The FAA said it will carefully evaluate the NTSB’s recommendations and noted it has made revisions to its oversight activities.

“The FAA has fundamentally changed how it oversees Boeing since the Alaska Airlines door-plug accident and we will continue this aggressive oversight to ensure Boeing fixes its systemic production-quality issues,” the regulator said in a statement.

 

Boeing said in a separate statement that it will review the NTSB’s final report and recommendations. The company also said it continues “to work on strengthening safety and quality across our operations.”

Prior to the NTSB meeting, most of the circumstances leading to door plug blowout had already come to light. The fuselage panel had been removed during the manufacturing process to repair damaged rivets and wasn’t reinstalled correctly, investigators determined shortly after the mishap.

The door plug’s removal wasn’t properly documented and an NTSB aerospace engineer, Pocholo Cruz, said the agency still doesn’t know the identity of the worker or team of workers in Boeing’s factory who handled the removal and reinstallation. He also said the NTSB doesn’t know what happened to the missing bolts and suggested they may have been discarded.

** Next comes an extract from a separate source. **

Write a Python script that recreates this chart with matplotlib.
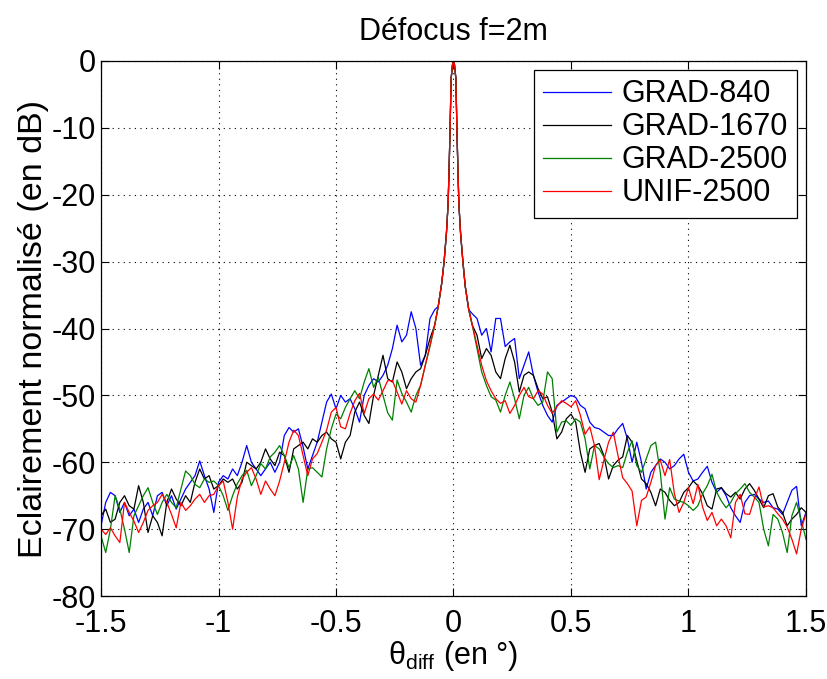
import numpy as np
import matplotlib
matplotlib.use("Agg")
import matplotlib.pyplot as plt

plt.rcParams['font.family'] = ['Liberation Sans', 'DejaVu Sans']
plt.rcParams['axes.unicode_minus'] = False
plt.rcParams['mathtext.fontset'] = 'custom'
plt.rcParams['mathtext.rm'] = 'Liberation Sans'
plt.rcParams['mathtext.it'] = 'Liberation Sans'

title = "Défocus f=2m"
ylabel = "Eclairement normalisé (en dB)"
labels = ["GRAD-840", "GRAD-1670", "GRAD-2500", "UNIF-2500"]
colors = ["#0000ff", "#000000", "#008000", "#ff0000"]

# sample positions (degrees)
x_left = np.round(np.arange(-1.50, -0.07, 0.02), 2)   # -1.50 .. -0.08
x_right = np.round(np.arange(0.08, 1.51, 0.02), 2)    # 0.08 .. 1.50
x_peak = [-0.065, -0.05, -0.04, -0.03, -0.023, -0.019, -0.015, -0.010, -0.004, 0.0,
          0.004, 0.010, 0.015, 0.019, 0.023, 0.03, 0.04, 0.05, 0.065]
peak_db = [-36.7, -33.2, -30.0, -25.7, -21.4, -16.5, -10.8, -2.6, -0.5, 0.0,
           -0.5, -2.6, -10.8, -16.5, -21.4, -25.7, -30.0, -33.7, -37.2]

# ---- GRAD-840 (blue)
blue_left = [-69.5, -66, -64.5, -65, -67.5, -66, -68, -67, -69, -67,
             -66, -68, -65, -64.5, -66.5, -65, -67, -65.5, -64, -63,
             -62, -59.8, -62, -64, -67.5, -63, -62, -62.5, -61, -62,
             -60, -57.5, -60, -61, -62, -61, -60, -61.5, -60, -56,
             -54.8, -55.5, -55, -57.7, -61, -59, -57, -54, -51, -49.8,
             -52, -50, -51, -50.5, -52, -54, -50, -48.5, -47.5, -48,
             -47, -45.5, -43, -39.5, -42, -41, -37.5, -40, -45.5, -44,
             -38.5, -37.2]
blue_right = [-37.8, -38.5, -41, -40, -43.5, -38.5, -38.5, -42.7, -42, -41.5,
              -47.5, -45.5, -43.5, -47, -49.5, -51.5, -53, -54, -51.5, -51,
              -50.5, -50, -50.3, -51.5, -52, -54, -54.8, -55, -55.5, -56,
              -56, -55, -54.2, -56.5, -60, -57, -60, -64, -61.5, -60.5,
              -59.5, -60, -61, -60.5, -59.5, -58.8, -61.5, -62.8, -62.5, -61.5,
              -60.6, -63, -64.5, -63.8, -65, -66.8, -68, -69, -66, -65,
              -64.8, -65.5, -66, -65.8, -66.8, -67, -67.8, -66, -64.2, -63.6,
              -69.5, -67.5]

# ---- GRAD-1670 (black)
black_left = [-68, -67, -69, -68.5, -66, -65, -66.5, -67, -63.5, -66,
              -70.5, -68, -69, -71, -66, -64, -65.5, -66.5, -65, -66,
              -63, -61, -62.5, -62, -64, -63.5, -62.5, -63, -62.5, -64,
              -63, -60, -60.5, -61, -60, -58, -59.5, -60.5, -58.5, -59,
              -61.5, -58, -57.5, -57, -58, -56.5, -57, -56, -55.5, -56.5,
              -57, -59.5, -57, -56, -52.5, -51, -53, -54.2, -50, -47,
              -44, -47.5, -48, -45, -46.5, -49, -47.5, -46.5, -46, -44,
              -41.5, -39.5]
black_right = [-39.5, -41, -44.5, -43, -44, -46.5, -47.5, -44.5, -42.5, -45,
               -49.5, -47, -46.5, -47, -49, -50.5, -50.2, -52.5, -56.5, -55.5,
               -53.5, -52.8, -54, -58.5, -61.5, -58, -57.5, -57.2, -59, -62.5,
               -60.5, -59.7, -59.2, -56, -57, -59.8, -62.5, -63.2, -64.5, -66.5,
               -64, -64.5, -65.7, -66.5, -66, -64.5, -63.8, -62.8, -63.5, -64.7,
               -66.5, -67, -64, -63.8, -64.7, -65.2, -64.5, -65.5, -64, -63.2,
               -64.2, -65.5, -66.8, -65, -64.7, -66.7, -67.5, -69.5, -68.5, -67.8,
               -66.8, -67.5]

# ---- GRAD-2500 (green)
green_left = [-71, -73.5, -70, -65, -67, -70, -73.5, -68, -66.5, -65,
              -63.8, -66, -67.8, -66, -64.8, -66, -66.8, -64, -61.3, -62,
              -63.3, -63.8, -62.5, -63, -62.8, -63.5, -65, -67.2, -65, -63.2,
              -62, -61.2, -63.5, -62, -60.2, -61, -59.2, -58.5, -57.5, -59,
              -60.8, -59, -61, -66, -61, -60.8, -61.5, -62.2, -58, -55,
              -52.8, -53.5, -51.8, -50.5, -49.3, -50.5, -48, -46, -48.8, -47.3,
              -50, -52.6, -53.7, -47.7, -49.7, -51, -52.5, -50, -48.5, -45.5,
              -42.7, -39.5]
green_right = [-39.5, -43, -46.5, -48.5, -50.2, -50.7, -52.5, -50, -48, -50.5,
               -53.5, -50, -48.8, -50.5, -51.5, -51, -46.5, -47.5, -55.5, -54,
               -53.8, -54.5, -53.5, -54, -56.5, -61, -57.5, -58, -59.2, -60.2,
               -60.8, -60.5, -60.8, -58.5, -56.8, -60.5, -61.5, -59.5, -57.5, -57,
               -61.5, -68.5, -63.8, -65.5, -65.8, -66, -66.5, -67.2, -66.5, -64.7,
               -63.5, -61.8, -64.5, -65.8, -66.8, -66, -64.7, -64, -63.2, -64.5,
               -65.2, -66, -70, -72.5, -67.8, -68.5, -70.5, -73.5, -68, -66,
               -68.7, -71.5]

# ---- UNIF-2500 (red)
red_left = [-70, -70.8, -69.8, -71, -72, -66, -67.5, -68.8, -70.5, -69,
            -67.2, -66.5, -66, -64.8, -66, -67.8, -69.8, -66, -67.2, -66.5,
            -65.5, -64.8, -66, -65, -64.8, -63.5, -62.8, -66, -70, -65.2,
            -62.5, -61.5, -60.8, -62.5, -64.8, -62.8, -64, -65, -62.8, -60,
            -57, -55.2, -56, -59, -62, -59.5, -58.7, -57, -55.2, -52.5,
            -51.8, -54.7, -55, -52.7, -50.8, -49.7, -52.7, -50.5, -49.8, -50.7,
            -49.3, -47.8, -47.8, -49.5, -51.3, -49.3, -50.5, -51, -48.5, -45.5,
            -42.5, -39.5]
red_right = [-39.5, -42.5, -45.5, -47.8, -49.3, -50.5, -51.2, -50.8, -52.7, -51.5,
             -50, -48.8, -50.2, -50.5, -49.3, -49.8, -51.5, -52.7, -51.7, -50.8,
             -51.2, -51.7, -50.8, -53, -55.8, -54.7, -57.5, -62.6, -59.7, -57,
             -55.5, -59, -62.3, -63.2, -64.3, -69.5, -65.7, -65.2, -63, -60.5,
             -59.7, -62, -59.6, -64.7, -67.5, -66, -63.8, -66.2, -63.3, -66.7,
             -68.7, -67.5, -69.5, -68.5, -69.5, -71.3, -66, -64.8, -67.7, -67.8,
             -65.5, -63.7, -66.7, -66.5, -66.8, -67.7, -68.5, -69.7, -71.5, -73.7,
             -70, -67.7]

series = [(blue_left, blue_right), (black_left, black_right),
          (green_left, green_right), (red_left, red_right)]

fig = plt.figure(figsize=(8.28, 6.79), dpi=100)
ax = fig.add_axes([0.122, 0.1222, 0.8514, 0.788])

x_all = np.concatenate([x_left, x_peak, x_right])
for (lft, rgt), col, lab in zip(series, colors, labels):
    y_all = np.concatenate([lft, peak_db, rgt])
    ax.plot(x_all, y_all, color=col, lw=0.9, label=lab)

ax.set_xlim(-1.5, 1.5)
ax.set_ylim(-80, 0)
ax.set_xticks([-1.5, -1, -0.5, 0, 0.5, 1, 1.5])
ax.set_xticklabels(["-1.5", "-1", "-0.5", "0", "0.5", "1", "1.5"])
ax.set_yticks(np.arange(-80, 1, 10))
ax.set_yticklabels([str(v) for v in range(-80, 1, 10)])
ax.tick_params(direction='in', length=6, width=0.8, top=True, right=True,
               labelsize=22)
ax.tick_params(axis='y', pad=3.5)
ax.tick_params(axis='x', pad=9.5)
ax.grid(True, color='black', linestyle=(0, (1, 4)), linewidth=0.8)
for s in ax.spines.values():
    s.set_linewidth(0.9)

ax.set_title(title, fontsize=22, pad=15)
ax.set_ylabel(ylabel, fontsize=24.5, labelpad=2)
ax.set_xlabel('θ$_{\\rm diff}$ (en °)', fontsize=22, labelpad=0)

leg = ax.legend(loc='upper right', fontsize=22, fancybox=False, framealpha=1,
                edgecolor='black', handlelength=2.2, borderaxespad=0.3,
                labelspacing=0.1, handletextpad=0.35, borderpad=0.3)
leg.get_frame().set_linewidth(0.9)

fig.savefig("out.png", dpi=100)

Another NTSB engineer, Clint Crookshanks, said that Boeing and key supplier Spirit AeroSystems Holdings Inc. have finished engineering work on a redesigned door plug to prevent an incident like the one in 2024 from recurring. The changes include the addition of lanyards that will hang from the panel’s bolts so that a mechanic will know if they’re in place or not. The redesign still needs to be certified, but Boeing intends to begin installing the new door plugs in 2026, the engineer said. It also plans to issue a service bulletin to retrofit older planes, he said.

Boeing confirmed the details but said the timeline is an estimate because the redesign needs to be certified.

Following the midair blowout, the FAA expanded its oversight of Boeing and hired more aviation safety inspectors. The NTSB’s Cruz said Tuesday there are now 55 inspectors compared to 34 prior to the door plug mishap.

The FAA also capped production of the 737 Max at 38 planes per month.

Boeing voluntarily slowed down manufacturing last year to address quality issues, but is now nearing output close to the FAA’s limit. The company’s chief executive officer, Kelly Ortberg, has said he’s aiming to have the cap lifted later this year — if the regulator agrees. The planemaker has also said it’s making progress on the action plan it submitted to the FAA, detailing steps the company would take to improve its methods and reduce defects on parts coming from Spirit.